** BEGIN Data excerpt **

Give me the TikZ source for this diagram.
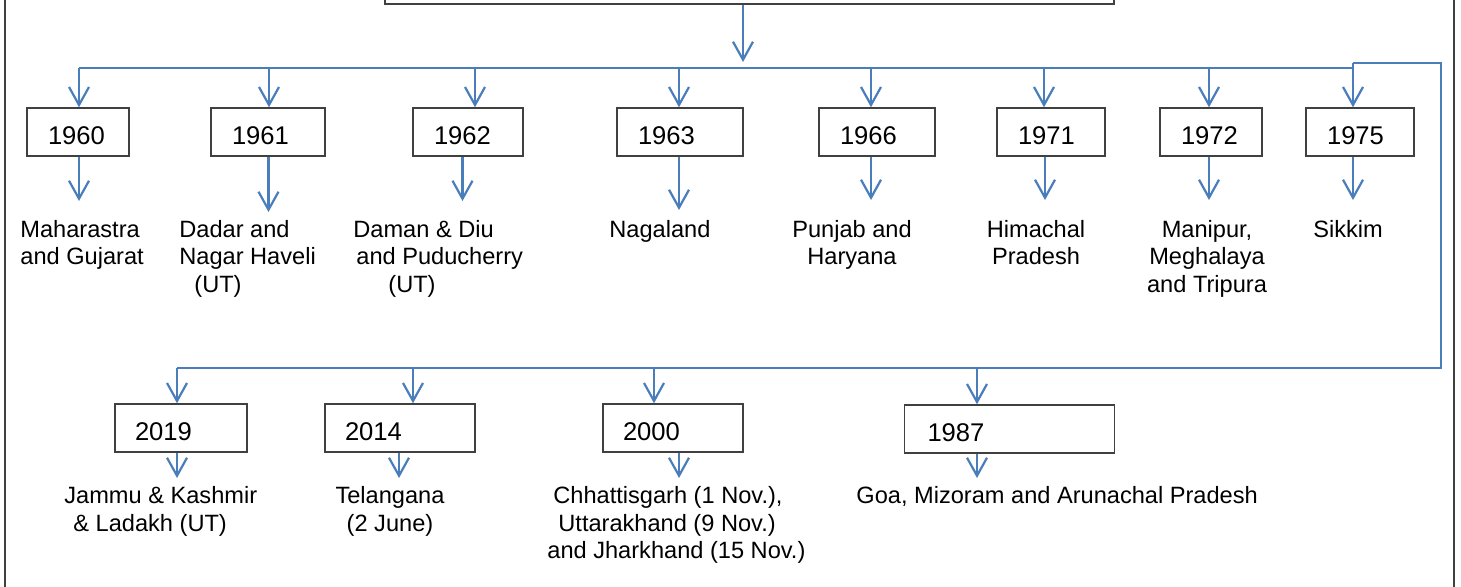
\documentclass[tikz,border=0pt]{standalone}
\usepackage{fontspec}
\setmainfont{Liberation Sans}
\usetikzlibrary{arrows.meta}
\definecolor{bluec}{HTML}{4A7EBB}
\definecolor{edgec}{HTML}{404040}
\begin{document}
\begin{tikzpicture}[x=0.5pt,y=-0.5pt,
  yearbox/.style={draw=edgec, line width=0.75pt, minimum height=24pt, inner xsep=10.5pt, inner ysep=0pt, align=left, text height=12.2pt, text depth=0pt, font=\fontsize{12.8pt}{15pt}\selectfont},
  lbl/.style={inner sep=0pt, font=\fontsize{11.8pt}{13.75pt}\selectfont},
  conn/.style={draw=bluec, line width=1.1pt},
  arr/.style={conn, -{Straight Barb[length=9pt,width=10pt]}}]
\useasboundingbox (0,0) rectangle (1461,587);
\clip (0,0) rectangle (1461,587);
% outer frame
\draw[edgec, line width=0.8pt] (5,-20) rectangle (1454,610);
% top box
\node[draw=edgec, line width=0.75pt, minimum width=364.5pt, minimum height=30pt, inner sep=0pt] (top) at (749.5,-26) {};
% top row year boxes
\node[yearbox,text width=30pt] (y1960) at (78,132) {1960};
\node[yearbox,text width=36pt] (y1961) at (268,132) {1961};
\node[yearbox,text width=34pt] (y1962) at (468,132) {1962};
\node[yearbox,text width=42pt] (y1963) at (680,132) {1963};
\node[yearbox,text width=37pt] (y1966) at (877,132) {1966};
\node[yearbox,text width=33pt] (y1971) at (1051,132) {1971};
\node[yearbox,text width=30pt] (y1972) at (1211,132) {1972};
\node[yearbox,text width=33pt] (y1975) at (1360,132) {1975};
% bottom row year boxes
\node[yearbox,text width=46pt,inner xsep=10pt] (y2019) at (181,428) {2019};
\node[yearbox,text width=55pt,inner xsep=10pt] (y2014) at (400,428) {2014};
\node[yearbox,text width=50pt,inner xsep=10pt] (y2000) at (673,428) {2000};
\node[yearbox,text width=82pt,inner xsep=11.5pt] (y1987) at (1009.5,429) {1987};
% labels top row
\node[lbl,anchor=north west,align=left] (l1960) at (20,217) {\rule{0pt}{10pt}Maharastra\\and Gujarat};
\node[lbl,anchor=north west,align=left] (l1961) at (179,217) {\rule{0pt}{10pt}Dadar and\\Nagar Haveli\\\hspace*{7.5pt}(UT)};
\node[lbl,anchor=north west,align=left] (l1962) at (353,217) {\rule{0pt}{10pt}Daman \& Diu\\\hspace*{1.5pt}and Puducherry\\\hspace*{17.5pt}(UT)};
\node[lbl,anchor=north west,align=left] (l1963) at (609,217) {\rule{0pt}{10pt}Nagaland};
\node[lbl,anchor=north,align=center] (l1966) at (852,217) {\rule{0pt}{10pt}Punjab and\\Haryana};
\node[lbl,anchor=north,align=center] (l1971) at (1036,217) {\rule{0pt}{10pt}Himachal\\Pradesh};
\node[lbl,anchor=north,align=center] (l1972) at (1207,217) {\rule{0pt}{10pt}Manipur,\\Meghalaya\\and Tripura};
\node[lbl,anchor=north west,align=left] (l1975) at (1313,217) {\rule{0pt}{10pt}Sikkim};
% labels bottom row
\node[lbl,anchor=north west,align=left] (l2019) at (64,483.5) {\rule{0pt}{10pt}Jammu \& Kashmir\\\hspace*{4.5pt}\& Ladakh (UT)};
\node[lbl,anchor=north,align=center] (l2014) at (390,483.5) {\rule{0pt}{10pt}Telangana\\(2 June)};
\node[lbl,anchor=north west,align=left] (l2000) at (547,483.5) {\rule{0pt}{10pt}\hspace*{3pt}Chhattisgarh (1 Nov.),\\\hspace*{5.5pt}Uttarakhand (9 Nov.)\\and Jharkhand (15 Nov.)};
\node[lbl,anchor=north west,align=left] (l1987) at (856,483.5) {\rule{0pt}{10pt}Goa, Mizoram and Arunachal Pradesh};
% main arrow
\coordinate (mainTip) at (743,62);
\draw[arr] (top.south -| mainTip) -- (mainTip);
% top bus
\coordinate (s1) at (79,68);
\coordinate (s2) at (269,68);
\coordinate (s3) at (475,68);
\coordinate (s4) at (679,68);
\coordinate (s5) at (871,68);
\coordinate (s6) at (1044,68);
\coordinate (s7) at (1209,68);
\coordinate (s8) at (1353,68);
\coordinate (r0) at (1353,63);
\coordinate (r1) at (1441,63);
\coordinate (r2) at (1441,368);
\coordinate (d1) at (177,368);
\coordinate (d2) at (413,368);
\coordinate (d3) at (654,368);
\coordinate (d4) at (977,368);
\draw[conn] (s1) -- (s8);
\draw[conn] (r0) -- (r1) -- (r2) -- (d1);
\draw[arr] (s1) -- (s1 |- y1960.north);
\draw[arr] (s2) -- (s2 |- y1961.north);
\draw[arr] (s3) -- (s3 |- y1962.north);
\draw[arr] (s4) -- (s4 |- y1963.north);
\draw[arr] (s5) -- (s5 |- y1966.north);
\draw[arr] (s6) -- (s6 |- y1971.north);
\draw[arr] (s7) -- (s7 |- y1972.north);
\draw[arr] (r0) -- (r0 |- y1975.north);
\draw[arr] (d1) -- (d1 |- y2019.north);
\draw[arr] (d2) -- (d2 |- y2014.north);
\draw[arr] (d3) -- (d3 |- y2000.north);
\draw[arr] (d4) -- (d4 |- y1987.north);
% lower arrows
\coordinate (t1960) at (79,201);
\coordinate (t1961) at (268.5,212);
\coordinate (t1962) at (462.5,201);
\coordinate (t1963) at (679,210);
\coordinate (t1966) at (871,200);
\coordinate (t1971) at (1045,200);
\coordinate (t1972) at (1209,200);
\coordinate (t1975) at (1353,200);
\coordinate (t2019) at (177,478);
\coordinate (t2014) at (399,478);
\coordinate (t2000) at (679,478);
\coordinate (t1987) at (977,478);
\draw[arr] (y1960.south -| t1960) -- (t1960);
\draw[arr] (y1961.south -| t1961) -- (t1961);
\draw[arr] (y1962.south -| t1962) -- (t1962);
\draw[arr] (y1963.south -| t1963) -- (t1963);
\draw[arr] (y1966.south -| t1966) -- (t1966);
\draw[arr] (y1971.south -| t1971) -- (t1971);
\draw[arr] (y1972.south -| t1972) -- (t1972);
\draw[arr] (y1975.south -| t1975) -- (t1975);
\draw[arr] (y2019.south -| t2019) -- (t2019);
\draw[arr] (y2014.south -| t2014) -- (t2014);
\draw[arr] (y2000.south -| t2000) -- (t2000);
\draw[arr] (y1987.south -| t1987) -- (t1987);
\end{tikzpicture}
\end{document}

** END Data excerpt **

• [Task to complete]:
Extract the full listing exactly, with the pictures left out.

• [Written solution]:
Give me the TikZ source for this diagram.
\documentclass[tikz,border=0pt]{standalone}
\usepackage{fontspec}
\setmainfont{Liberation Sans}
\usetikzlibrary{arrows.meta}
\definecolor{bluec}{HTML}{4A7EBB}
\definecolor{edgec}{HTML}{404040}
\begin{document}
\begin{tikzpicture}[x=0.5pt,y=-0.5pt,
  yearbox/.style={draw=edgec, line width=0.75pt, minimum height=24pt, inner xsep=10.5pt, inner ysep=0pt, align=left, text height=12.2pt, text depth=0pt, font=\fontsize{12.8pt}{15pt}\selectfont},
  lbl/.style={inner sep=0pt, font=\fontsize{11.8pt}{13.75pt}\selectfont},
  conn/.style={draw=bluec, line width=1.1pt},
  arr/.style={conn, -{Straight Barb[length=9pt,width=10pt]}}]
\useasboundingbox (0,0) rectangle (1461,587);
\clip (0,0) rectangle (1461,587);
% outer frame
\draw[edgec, line width=0.8pt] (5,-20) rectangle (1454,610);
% top box
\node[draw=edgec, line width=0.75pt, minimum width=364.5pt, minimum height=30pt, inner sep=0pt] (top) at (749.5,-26) {};
% top row year boxes
\node[yearbox,text width=30pt] (y1960) at (78,132) {1960};
\node[yearbox,text width=36pt] (y1961) at (268,132) {1961};
\node[yearbox,text width=34pt] (y1962) at (468,132) {1962};
\node[yearbox,text width=42pt] (y1963) at (680,132) {1963};
\node[yearbox,text width=37pt] (y1966) at (877,132) {1966};
\node[yearbox,text width=33pt] (y1971) at (1051,132) {1971};
\node[yearbox,text width=30pt] (y1972) at (1211,132) {1972};
\node[yearbox,text width=33pt] (y1975) at (1360,132) {1975};
% bottom row year boxes
\node[yearbox,text width=46pt,inner xsep=10pt] (y2019) at (181,428) {2019};
\node[yearbox,text width=55pt,inner xsep=10pt] (y2014) at (400,428) {2014};
\node[yearbox,text width=50pt,inner xsep=10pt] (y2000) at (673,428) {2000};
\node[yearbox,text width=82pt,inner xsep=11.5pt] (y1987) at (1009.5,429) {1987};
% labels top row
\node[lbl,anchor=north west,align=left] (l1960) at (20,217) {\rule{0pt}{10pt}Maharastra\\and Gujarat};
\node[lbl,anchor=north west,align=left] (l1961) at (179,217) {\rule{0pt}{10pt}Dadar and\\Nagar Haveli\\\hspace*{7.5pt}(UT)};
\node[lbl,anchor=north west,align=left] (l1962) at (353,217) {\rule{0pt}{10pt}Daman \& Diu\\\hspace*{1.5pt}and Puducherry\\\hspace*{17.5pt}(UT)};
\node[lbl,anchor=north west,align=left] (l1963) at (609,217) {\rule{0pt}{10pt}Nagaland};
\node[lbl,anchor=north,align=center] (l1966) at (852,217) {\rule{0pt}{10pt}Punjab and\\Haryana};
\node[lbl,anchor=north,align=center] (l1971) at (1036,217) {\rule{0pt}{10pt}Himachal\\Pradesh};
\node[lbl,anchor=north,align=center] (l1972) at (1207,217) {\rule{0pt}{10pt}Manipur,\\Meghalaya\\and Tripura};
\node[lbl,anchor=north west,align=left] (l1975) at (1313,217) {\rule{0pt}{10pt}Sikkim};
% labels bottom row
\node[lbl,anchor=north west,align=left] (l2019) at (64,483.5) {\rule{0pt}{10pt}Jammu \& Kashmir\\\hspace*{4.5pt}\& Ladakh (UT)};
\node[lbl,anchor=north,align=center] (l2014) at (390,483.5) {\rule{0pt}{10pt}Telangana\\(2 June)};
\node[lbl,anchor=north west,align=left] (l2000) at (547,483.5) {\rule{0pt}{10pt}\hspace*{3pt}Chhattisgarh (1 Nov.),\\\hspace*{5.5pt}Uttarakhand (9 Nov.)\\and Jharkhand (15 Nov.)};
\node[lbl,anchor=north west,align=left] (l1987) at (856,483.5) {\rule{0pt}{10pt}Goa, Mizoram and Arunachal Pradesh};
% main arrow
\coordinate (mainTip) at (743,62);
\draw[arr] (top.south -| mainTip) -- (mainTip);
% top bus
\coordinate (s1) at (79,68);
\coordinate (s2) at (269,68);
\coordinate (s3) at (475,68);
\coordinate (s4) at (679,68);
\coordinate (s5) at (871,68);
\coordinate (s6) at (1044,68);
\coordinate (s7) at (1209,68);
\coordinate (s8) at (1353,68);
\coordinate (r0) at (1353,63);
\coordinate (r1) at (1441,63);
\coordinate (r2) at (1441,368);
\coordinate (d1) at (177,368);
\coordinate (d2) at (413,368);
\coordinate (d3) at (654,368);
\coordinate (d4) at (977,368);
\draw[conn] (s1) -- (s8);
\draw[conn] (r0) -- (r1) -- (r2) -- (d1);
\draw[arr] (s1) -- (s1 |- y1960.north);
\draw[arr] (s2) -- (s2 |- y1961.north);
\draw[arr] (s3) -- (s3 |- y1962.north);
\draw[arr] (s4) -- (s4 |- y1963.north);
\draw[arr] (s5) -- (s5 |- y1966.north);
\draw[arr] (s6) -- (s6 |- y1971.north);
\draw[arr] (s7) -- (s7 |- y1972.north);
\draw[arr] (r0) -- (r0 |- y1975.north);
\draw[arr] (d1) -- (d1 |- y2019.north);
\draw[arr] (d2) -- (d2 |- y2014.north);
\draw[arr] (d3) -- (d3 |- y2000.north);
\draw[arr] (d4) -- (d4 |- y1987.north);
% lower arrows
\coordinate (t1960) at (79,201);
\coordinate (t1961) at (268.5,212);
\coordinate (t1962) at (462.5,201);
\coordinate (t1963) at (679,210);
\coordinate (t1966) at (871,200);
\coordinate (t1971) at (1045,200);
\coordinate (t1972) at (1209,200);
\coordinate (t1975) at (1353,200);
\coordinate (t2019) at (177,478);
\coordinate (t2014) at (399,478);
\coordinate (t2000) at (679,478);
\coordinate (t1987) at (977,478);
\draw[arr] (y1960.south -| t1960) -- (t1960);
\draw[arr] (y1961.south -| t1961) -- (t1961);
\draw[arr] (y1962.south -| t1962) -- (t1962);
\draw[arr] (y1963.south -| t1963) -- (t1963);
\draw[arr] (y1966.south -| t1966) -- (t1966);
\draw[arr] (y1971.south -| t1971) -- (t1971);
\draw[arr] (y1972.south -| t1972) -- (t1972);
\draw[arr] (y1975.south -| t1975) -- (t1975);
\draw[arr] (y2019.south -| t2019) -- (t2019);
\draw[arr] (y2014.south -| t2014) -- (t2014);
\draw[arr] (y2000.south -| t2000) -- (t2000);
\draw[arr] (y1987.south -| t1987) -- (t1987);
\end{tikzpicture}
\end{document}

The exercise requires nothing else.